(Publicado en El Mundo de León el 9 de mayo de 2010)
Como sucede en "La tempestad", la primera vez entramos como quien arriba a una playa desconocida, sin saber si será remota y virgen o estará invadida de bloques, turismos y discotecas; si será Ushuaia o Benidorm.
Pero pronto nos percatamos de que aquel es un lugar acogedor, bien hecho, a la medida de lo que buscamos. Nos encontramos a gusto. No hay mucho espacio de maniobra, pero los libros se agrupan en la inevitable mesa de novedades con un orden razonable, modesto y sin las ínfulas de lo nuevo demasiado venteadas. También hay algunas torres de bandera editorial, pero no muchas, y las estanterías del frente deparan algunas rarezas (casi todo aquello que no es un best seller acaba por parecerlo) y, sobre, todo, una sensación de criterio pese a las forzosas concesiones a la supervivencia mercantil. Al fondo, como un sancta sanctorum prosaico, se alza un recoveco en el que se imponen órdenes superiores. Primero el de los géneros clásicos, narrativa, teatro, poesía; el de las lenguas (que no el de los países)... Y después, el supremo orden: el alfabético, en el que cada autor es tratado inmisericordemente, y donde uno topa con fértiles asociaciones: dos Pérez, Galdós y Reverte, a veces incluso coinciden, lomo contra lomo, con sus "trafalgares"; o contrastes delirantes y borgianos, como el de Beckett y Bécquer, los Roth o Dos Passos y Dostoievski, entre muchos azares jubilosos.
A veces miramos a nuestros vecinos de estante huraños o afables, según hayamos encontrado algo que ellos seguramente no buscan pero que, en secreto, desearíamos haberles arrebatado. Otras veces, dejamos sobre la estantería un par de libros (algunos dejan una pila, como para levantar envidias) pero los vigilamos con el rabillo del ojo para poder decir "perdona pero son míos", aunque en derecho aún no lo sean, pero aquí no rigen las normas de las tiendas de saldos y, en un momento, puede incluso despertarse una conversación bajo la sensación de triunfo que da el haber llegado antes a un ejemplar único.
En ocasiones llegamos a tiro fijo, con la mirada centrada en el lugar en que esperamos esté lo que vamos buscando, porque sabemos qué queremos. Pero son más gratas las veces que entramos como quien ojea, a la espera de que surja la pieza del cobijo más inesperado. Y nos vamos con frecuencia sin lograr trofeo pero contentos de una jornada cinegética que sabemos se repetirá con otro final, pues tenemos el terreno rastreado.

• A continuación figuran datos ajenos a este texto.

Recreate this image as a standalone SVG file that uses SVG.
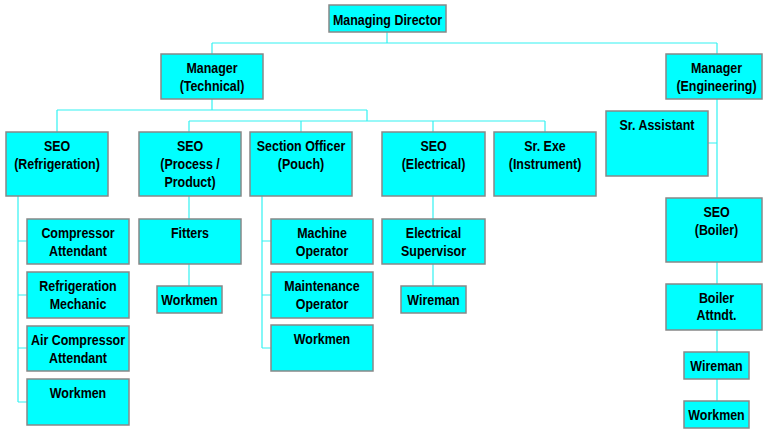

Entramos de vez en cuando como quien va al médico, a uno de esos médicos antiguos, y entabla conversación con él acerca de los males en general. Consultamos al librero al entrar o tras cobrar un ejemplar de dudosa prestancia, o compartimos con él acerados comentarios sobre libros y autores, coloquios que derivan a cualquier puerto. Otras veces simplemente una mirada nos advierte de que alguno de los dos, o ambos, no estamos para charlas y este rato entre libros ha de ser el antídoto solitario de un mal día, preludio de un placer que hoy no nos apetece compartir. Hay quien, en el colmo de la petulancia, les llama "mi librero" con la fruición decimonónica que se utilizaba para decir mi sastre, mi sombrerero, mi peluquero... quizás por ser alguien que, de alguna manera, participa en la configuración de lo que somos, que creemos parte de nosotros pues administra la ambrosía de nuestro vicio más confesable.
Los libreros son seres a menudo disgustados con la deriva mercantil de su propio género, y se tornan secretamente felices cuando cae en sus manos algún ejemplar que desmiente esa condición de manera tajante. Su gusto puede que no coincida con el nuestro, pero siempre está ahí para echarnos una mano. Y lo defienden entre los libros, pues no se refugian indolentes tras una caja registradora como hacen los vendedores de libros: ellos son libreros. Es por todo esto (y por mucho más) que, transcurrido un plazo prudencial respecto al Día del libro que a muchos tampoco les convence, y además aquí es festivo, me gustaría dedicarles este día, uno como cualquier otro. A los libreros. El "mío" se llama Leo. Gracias, amigo.